### Task brief
Starting at the top of the entries below, write out each line up to and including the one containing "import plotly.graph_objects as go". Leave the pictures out.

### Provided material
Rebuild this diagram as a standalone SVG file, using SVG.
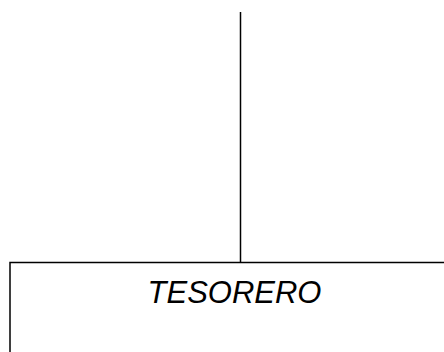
<svg xmlns="http://www.w3.org/2000/svg" width="444" height="352" viewBox="0 0 444 352">
<style>
.ln{stroke:#000;stroke-width:1.5;fill:none}
.lbl{font-family:"Liberation Sans",Arial,sans-serif;font-style:italic;font-size:31px;fill:#000}
</style>
<rect width="444" height="352" fill="#fff"/>
<g id="connectors">
<line class="ln" x1="240.5" y1="12" x2="240.5" y2="262.5"/>
</g>
<g id="tesorero">
<rect class="ln" x="10" y="262.5" width="450" height="120"/>
<text class="lbl" x="234.5" y="302.5" text-anchor="middle">TESORERO</text>
</g>
</svg>
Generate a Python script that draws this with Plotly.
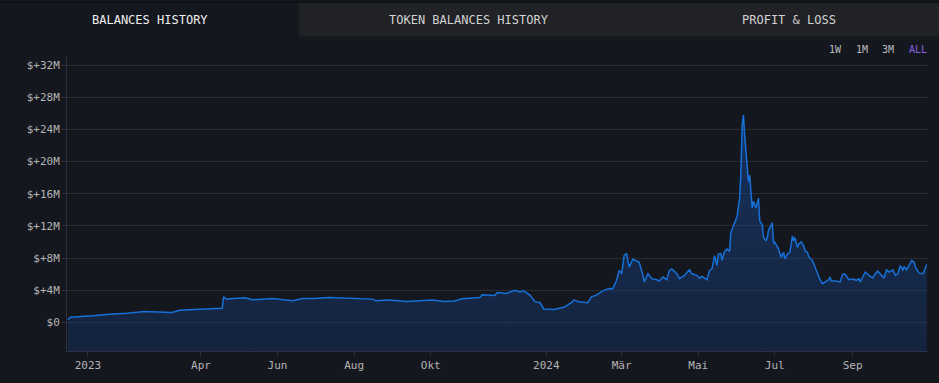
import plotly.graph_objects as go

# ---------------- data ----------------
dates = [
    "2022-12-16", "2022-12-18", "2023-01-05", "2023-01-18", "2023-02-01", "2023-02-15",
    "2023-03-09", "2023-03-15", "2023-03-31", "2023-04-13", "2023-04-18", "2023-04-19",
    "2023-04-21", "2023-05-06", "2023-05-12", "2023-05-28", "2023-06-13", "2023-06-21",
    "2023-06-30", "2023-07-12", "2023-08-16", "2023-08-18", "2023-08-29", "2023-09-12",
    "2023-10-02", "2023-10-12", "2023-10-20", "2023-10-26", "2023-11-09", "2023-11-11",
    "2023-11-21", "2023-11-23", "2023-11-30", "2023-12-07", "2023-12-11", "2023-12-14",
    "2023-12-19", "2023-12-23", "2023-12-27", "2023-12-30", "2024-01-07", "2024-01-15",
    "2024-01-21", "2024-01-23", "2024-01-27", "2024-02-03", "2024-02-06", "2024-02-10",
    "2024-02-15", "2024-02-20", "2024-02-23", "2024-02-26", "2024-02-28", "2024-03-01",
    "2024-03-03", "2024-03-05", "2024-03-07", "2024-03-10", "2024-03-12", "2024-03-15",
    "2024-03-18", "2024-03-19", "2024-03-22", "2024-03-25", "2024-03-29", "2024-03-31",
    "2024-04-03", "2024-04-06", "2024-04-08", "2024-04-10", "2024-04-14", "2024-04-16",
    "2024-04-20", "2024-04-24", "2024-04-26", "2024-04-30", "2024-05-02", "2024-05-04",
    "2024-05-08", "2024-05-10", "2024-05-12", "2024-05-14", "2024-05-16", "2024-05-17",
    "2024-05-19", "2024-05-20", "2024-05-22", "2024-05-24", "2024-05-26", "2024-05-27",
    "2024-05-30", "2024-06-01", "2024-06-03", "2024-06-04", "2024-06-05", "2024-06-06",
    "2024-06-07", "2024-06-08", "2024-06-09", "2024-06-10", "2024-06-11", "2024-06-12",
    "2024-06-13", "2024-06-14", "2024-06-16", "2024-06-18", "2024-06-19", "2024-06-21",
    "2024-06-22", "2024-06-24", "2024-06-25", "2024-06-26", "2024-06-29", "2024-06-30",
    "2024-07-01", "2024-07-04", "2024-07-06", "2024-07-08", "2024-07-09", "2024-07-11",
    "2024-07-13", "2024-07-15", "2024-07-16", "2024-07-17", "2024-07-19", "2024-07-20",
    "2024-07-22", "2024-07-24", "2024-07-25", "2024-07-27", "2024-07-28", "2024-07-31",
    "2024-08-02", "2024-08-04", "2024-08-06", "2024-08-08", "2024-08-11", "2024-08-13",
    "2024-08-14", "2024-08-15", "2024-08-18", "2024-08-22", "2024-08-24", "2024-08-26",
    "2024-08-29", "2024-09-01", "2024-09-04", "2024-09-06", "2024-09-07", "2024-09-09",
    "2024-09-11", "2024-09-14", "2024-09-17", "2024-09-19", "2024-09-21", "2024-09-24",
    "2024-09-26", "2024-09-28", "2024-09-30", "2024-10-03", "2024-10-05", "2024-10-07",
    "2024-10-09", "2024-10-11", "2024-10-12", "2024-10-14", "2024-10-16", "2024-10-18",
    "2024-10-20", "2024-10-21", "2024-10-23", "2024-10-24", "2024-10-27", "2024-10-28",
    "2024-10-30",
]

balances_musd = [
    0.33, 0.65, 0.82, 1.02, 1.14, 1.35,
    1.23, 1.51, 1.63, 1.75, 1.75, 3.19,
    2.91, 3.07, 2.82, 2.98, 2.70, 2.98,
    2.98, 3.10, 2.90, 2.70, 2.79, 2.61,
    2.79, 2.61, 2.66, 2.94, 3.10, 3.44,
    3.35, 3.72, 3.60, 4.01, 3.80, 3.93,
    3.40, 2.58, 2.45, 1.68, 1.60, 1.88,
    2.45, 2.79, 2.58, 2.45, 3.19, 3.40,
    3.93, 4.21, 4.20, 5.24, 6.47, 6.05,
    8.31, 8.59, 6.87, 7.89, 7.69, 7.48,
    5.85, 5.03, 6.05, 5.44, 5.31, 5.15,
    5.64, 5.31, 6.47, 6.66, 6.05, 5.44,
    5.85, 6.54, 6.05, 5.85, 5.50, 5.73,
    5.31, 6.47, 6.66, 8.31, 7.08, 8.50,
    8.59, 7.69, 8.83, 9.12, 8.83, 11.17,
    12.39, 13.21, 15.46, 18.74, 24.45, 25.77,
    23.23, 21.19, 19.14, 17.50, 18.30, 15.87,
    14.23, 15.06, 14.23, 15.46, 12.60, 12.18,
    10.55, 10.15, 10.55, 11.45, 12.39, 9.82,
    9.94, 9.12, 8.10, 8.71, 7.89, 8.50,
    8.71, 10.76, 10.15, 10.55, 9.33, 9.73,
    10.02, 9.53, 8.92, 8.71, 8.18, 7.69,
    6.87, 6.05, 5.31, 4.82, 5.15, 5.31,
    5.64, 5.15, 5.15, 5.03, 5.98, 5.98,
    5.31, 5.40, 5.24, 5.44, 5.03, 5.56,
    6.26, 5.85, 5.52, 6.05, 6.38, 5.85,
    5.52, 6.59, 6.26, 6.54, 5.85, 6.05,
    7.08, 6.47, 6.96, 6.54, 7.08, 7.69,
    7.48, 6.87, 6.34, 6.13, 6.05, 6.47,
    7.20,
]

tick_dates = ["2023-01-01", "2023-04-01", "2023-06-01", "2023-08-01", "2023-10-01",
              "2024-01-01", "2024-03-01", "2024-05-01", "2024-07-01", "2024-09-01"]
tick_labels = ["2023", "Apr", "Jun", "Aug", "Okt", "2024", "Mär", "Mai", "Jul", "Sep"]

y_ticks = [0, 4, 8, 12, 16, 20, 24, 28, 32]
y_tick_labels = ["$0", "$+4M", "$+8M", "$+12M", "$+16M", "$+20M", "$+24M", "$+28M", "$+32M"]

tabs = ["BALANCES HISTORY", "TOKEN BALANCES HISTORY", "PROFIT & LOSS"]
range_buttons = ["1W", "1M", "3M", "ALL"]

# ---------------- style / layout ----------------
W, H = 939, 383
ML, MR, MT, MB = 67, 11, 57, 26
PW, PH = W - ML - MR, H - MT - MB
Y_MIN, Y_MAX = -3.55, 33.0
X_RANGE = ["2022-12-15 08:00", "2024-10-31"]

BG = "#15171f"
MONO = "DejaVu Sans Mono, Liberation Mono, monospace"


def px(x):
    return (x - ML) / PW


def py(y):
    return (H - MB - y) / PH


fig = go.Figure()

# baseline at the bottom of the plot so the area fills down to the axis
fig.add_trace(go.Scatter(
    x=dates, y=[Y_MIN] * len(dates), mode="lines",
    line=dict(width=0, color="rgba(0,0,0,0)"), hoverinfo="skip", showlegend=False,
))
fig.add_trace(go.Scatter(
    x=dates, y=balances_musd, mode="lines",
    line=dict(color="#1570d8", width=1.5),
    fill="tonexty",
    fillgradient=dict(type="vertical",
                      colorscale=[[0, "rgba(20,60,120,0.35)"], [1, "rgba(25,90,190,0.38)"]]),
    showlegend=False,
))

shapes = []
annotations = []

# tab bar
tab_edges = [(0, 299), (299, 639), (639, W)]
for i, (name, (a, b)) in enumerate(zip(tabs, tab_edges)):
    if i > 0:
        shapes.append(dict(type="rect", xref="paper", yref="paper",
                           x0=px(a), x1=px(b), y0=py(36), y1=py(2),
                           fillcolor="#212226", line=dict(width=0), layer="below"))
    annotations.append(dict(text=name, xref="paper", yref="paper",
                            x=px((a + b) / 2), y=py(19), showarrow=False,
                            xanchor="center", yanchor="middle",
                            font=dict(family=MONO, size=12,
                                      color="#f0f0f0" if i == 0 else "#d2d2d2")))
# top dark strip
shapes.append(dict(type="rect", xref="paper", yref="paper",
                   x0=px(0), x1=px(W), y0=py(2), y1=py(0),
                   fillcolor="#0e1014", line=dict(width=0), layer="below"))

# range buttons
btn_x = [835, 862, 888, 918]
for name, bx in zip(range_buttons, btn_x):
    annotations.append(dict(text=name, xref="paper", yref="paper",
                            x=px(bx), y=py(49), showarrow=False,
                            xanchor="center", yanchor="middle",
                            font=dict(family=MONO, size=10,
                                      color="#8a63e0" if name == "ALL" else "#bdbdbd")))

fig.update_layout(
    width=W, height=H, autosize=False,
    margin=dict(l=ML, r=MR, t=MT, b=MB, pad=0),
    paper_bgcolor=BG, plot_bgcolor=BG,
    showlegend=False,
    shapes=shapes, annotations=annotations,
    font=dict(family=MONO, color="#a9a9a9"),
)
fig.update_xaxes(
    type="date", range=X_RANGE,
    tickvals=tick_dates, ticktext=tick_labels,
    showgrid=False, zeroline=False,
    showline=True, linecolor="#2c2f45", linewidth=1,
    ticks="outside", ticklen=4, tickcolor="#2c2f45",
    tickfont=dict(family=MONO, size=11, color="#b4b4b4"),
)
fig.update_yaxes(
    range=[Y_MIN, Y_MAX],
    tickvals=y_ticks, ticktext=y_tick_labels,
    showgrid=True, gridcolor="#2a2c31", gridwidth=1,
    zeroline=False,
    showline=True, linecolor="#2c2f45", linewidth=1,
    ticks="outside", ticklen=4, tickcolor="#2c2f45",
    tickfont=dict(family=MONO, size=11, color="#b4b4b4"),
)

fig.write_html("out.html",
               config={"displayModeBar": False},
               post_script="document.body.style.margin='0';document.body.style.background='#15171f';")
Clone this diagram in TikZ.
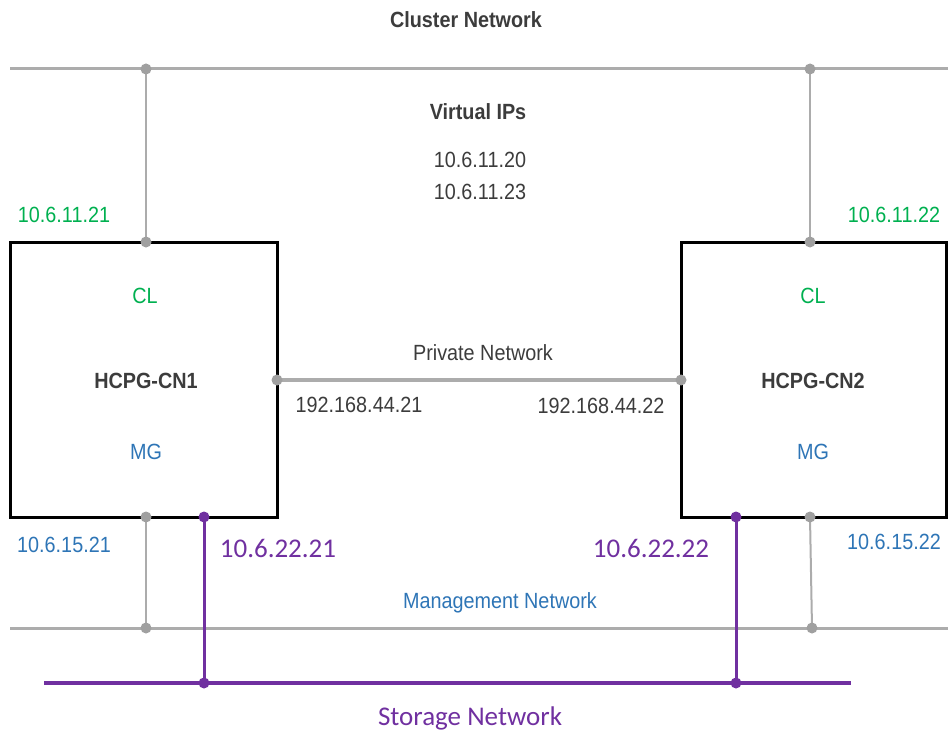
\documentclass[tikz,border=0pt]{standalone}
\usepackage{fontspec}
\setmainfont{Liberation Sans}
\newfontfamily\narrow[FakeStretch=0.9]{Liberation Sans}
\newfontfamily\calib{Carlito}
\usetikzlibrary{backgrounds}
\definecolor{lgray}{RGB}{172,172,172}
\definecolor{dgray}{RGB}{160,160,160}
\definecolor{txt}{RGB}{60,60,60}
\definecolor{grn}{RGB}{0,176,80}
\definecolor{blu}{RGB}{46,117,182}
\definecolor{pur}{RGB}{112,48,160}
\tikzset{
  box/.style={draw=black, line width=3pt, inner sep=0pt},
  dot/.style={circle, fill=dgray, inner sep=0pt, minimum size=11pt},
  pdot/.style={circle, fill=pur, inner sep=0pt, minimum size=11pt},
  lbl/.style={font=\narrow\fontsize{22}{26}\selectfont, text=txt, inner sep=0pt},
  blbl/.style={font=\narrow\bfseries\fontsize{22}{26}\selectfont, text=txt, inner sep=0pt},
  glbl/.style={lbl, text=grn},
  ulbl/.style={lbl, text=blu},
  plbl/.style={font=\calib\fontsize{27}{32}\selectfont, text=pur, inner sep=0pt},
  gline/.style={draw=lgray, line width=3pt},
  vline/.style={draw=lgray, line width=2pt},
  pline/.style={draw=pur, line width=3.5pt},
}
\begin{document}
\begin{tikzpicture}[x=1pt,y=-1pt]
\useasboundingbox (0,0) rectangle (948,733);
% boxes
\node[box, minimum width=267pt, minimum height=275pt] (cn1) at (143.5,379.5) {};
\node[box, minimum width=265pt, minimum height=275pt] (cn2) at (813.5,379.5) {};
% end points and dots
\coordinate (cl) at (10,69);
\coordinate (cr) at (948,69);
\coordinate (ml) at (10,628);
\coordinate (mr) at (948,628);
\coordinate (sl) at (44,683);
\coordinate (sr) at (851,683);
\node[dot] (c1) at (146,69) {};
\node[dot] (c2) at (810,69) {};
\node[dot] (t1) at (146,242) {};
\node[dot] (t2) at (810,242) {};
\node[dot] (p1) at (277,380) {};
\node[dot] (p2) at (681,380) {};
\node[dot] (b1) at (146,517) {};
\node[dot] (b2) at (810,517) {};
\node[dot] (m1) at (146,628) {};
\node[dot] (m2) at (812,628) {};
\node[pdot] (s1) at (204,517) {};
\node[pdot] (s2) at (736,517) {};
\node[pdot] (g1) at (204,683) {};
\node[pdot] (g2) at (736,683) {};
% connectors behind
\begin{scope}[on background layer]
\draw[gline] (cl) -- (cr);
\draw[gline] (ml) -- (mr);
\draw[vline] (c1.center) -- (t1.center);
\draw[vline] (c2.center) -- (t2.center);
\draw[vline] (b1.center) -- (m1.center);
\draw[vline] (b2.center) -- (m2.center);
\draw[draw=lgray, line width=4pt] (p1.center) -- (p2.center);
\draw[pline] (sl) -- (sr);
\draw[draw=pur, line width=3pt] (s1.center) -- (g1.center);
\draw[draw=pur, line width=3pt] (s2.center) -- (g2.center);
\end{scope}
% texts
\node[blbl] (clusn) at (466,20) {Cluster Network};
\node[blbl] (vip) at (478,112) {Virtual IPs};
\node[lbl] (v1) at (480,160) {10.6.11.20};
\node[lbl] (v2) at (480,192) {10.6.11.23};
\node[glbl] (ip1) at (64,215) {10.6.11.21};
\node[glbl] (ip2) at (894,215) {10.6.11.22};
\node[glbl] (cl1) at (145,296) {CL};
\node[glbl] (cl2) at (813,296) {CL};
\node[blbl] (n1) at (146,381) {HCPG-CN1};
\node[blbl] (n2) at (813,381) {HCPG-CN2};
\node[ulbl] (mg1) at (146,452) {MG};
\node[ulbl] (mg2) at (813,452) {MG};
\node[lbl] (pn) at (483,353) {Private Network};
\node[lbl] (pa1) at (359,405) {192.168.44.21};
\node[lbl] (pa2) at (601,406) {192.168.44.22};
\node[ulbl] (ma1) at (64,545) {10.6.15.21};
\node[ulbl] (ma2) at (894,542) {10.6.15.22};
\node[ulbl] (mn) at (500,603) {Management Network};
\node[plbl] (sa1) at (278,548) {10.6.22.21};
\node[plbl] (sa2) at (651,548) {10.6.22.22};
\node[plbl] (sn) at (470,718) {Storage Network};
\end{tikzpicture}
\end{document}
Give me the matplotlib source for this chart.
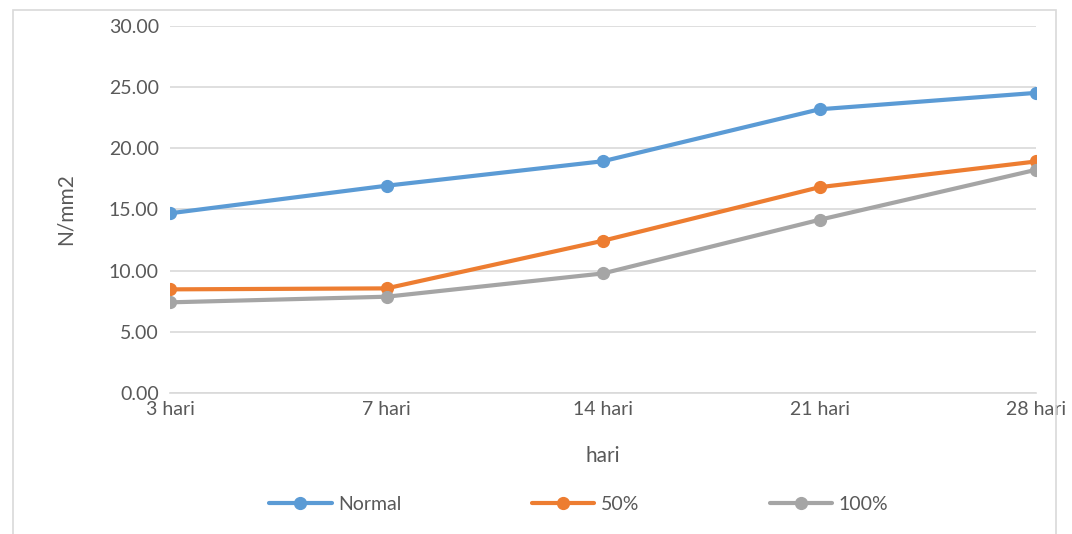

### Reply
Rebuild this diagram as a standalone SVG file, using SVG.
<svg xmlns="http://www.w3.org/2000/svg" width="444" height="352" viewBox="0 0 444 352">
<style>
.ln{stroke:#000;stroke-width:1.5;fill:none}
.lbl{font-family:"Liberation Sans",Arial,sans-serif;font-style:italic;font-size:31px;fill:#000}
</style>
<rect width="444" height="352" fill="#fff"/>
<g id="connectors">
<line class="ln" x1="240.5" y1="12" x2="240.5" y2="262.5"/>
</g>
<g id="tesorero">
<rect class="ln" x="10" y="262.5" width="450" height="120"/>
<text class="lbl" x="234.5" y="302.5" text-anchor="middle">TESORERO</text>
</g>
</svg>
Generate a Python script that draws this with Plotly.
import plotly.graph_objects as go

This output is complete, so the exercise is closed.